If you’re a penyista that likes history and culture, the Federation of Supporters Clubs of Valencia and Marina Alta recommends taking a walk through one of the most enchanting areas of the city: Carme neighborhood. Located in the historic centre, el Carme the ideal place to lose yourself in the narrow streets that lead to the Levantine cathedral and bell towers that represent ancient Valencia: el Micalet and Santa Caterina. Furthermore, after visiting the church of Santa Catarina, the supporters club recommends stopping by the Plaça Rodona to explore the centenary market that is held there. This is a little-known market that still has traditional stalls dedicated to the sale of haberdashery and yarns, home-products and ceramics. This aside, the supporters club also emphasises that no stranger to the city should visit Valencia without taking a look at one of the biggest tourist hotspots: la Ciutat de les Arts i de les Ciències, - where you will find the Oceanogràfic, Hemisfèric and Science Museum.

Jornada 15: Vila-Real

Sanctuary of Sant Pasqual Bailón

If you like legends, the Valencian city of Vila-real hides one of the most historic in the community.
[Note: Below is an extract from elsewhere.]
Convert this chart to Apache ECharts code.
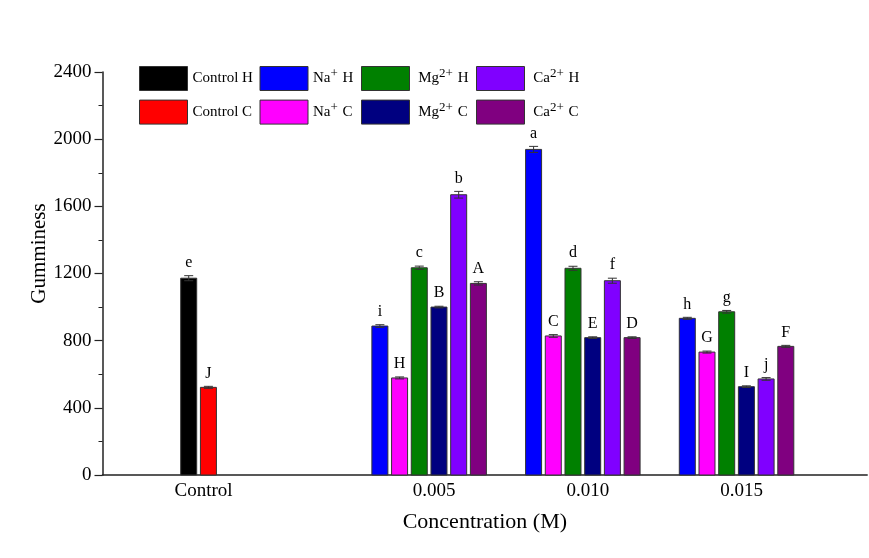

At the Sanctuary of Sant Pasqual Bailón – popularly known as El Sant and built in the XVI century – there is a story surrounding the figure of Saint Pasqual Bailón, according to which he warns his worshippers of his approaching death by using three knocks. In this way, he forewarns them to prepare themselves before departing to what the saint called “the eternal dream”. Throughout history it has been claimed that these knocks or sounds have been heard shortly before tragic occurrences, such as with the start of the Civil War or the death of an important figure. According to the Federació de Penyes de les Comarques de Castelló, from where the legend stems, when CF Vilareal has been relegated people from the area have made their way to the sanctuary to give three knocks and announce the bad news to the supporters.

Jornada 17: Madrid

El Cercle Català

Another recommendation from the FCB Supporters Club Federation of Madrid is the Cercle Català, at no.6 plaza España, which was founded in 1952 by a group of Catalans who were living in the capital and is intended to introduce Madrid to Catalonia and bring the two cities closer. The building boasts a large auditorium where classical and modern plays are performed, a substantial library which holds over 12,000 classified volumes and a recommendable restaurant where one can taste traditional Catalan dishes such as calçots, cargols a la llauna and botifarra catalana. This is also a space where the penyistes get together on match days to soak up the ‘culer’ atmosphere and cheer on the blaugrana team.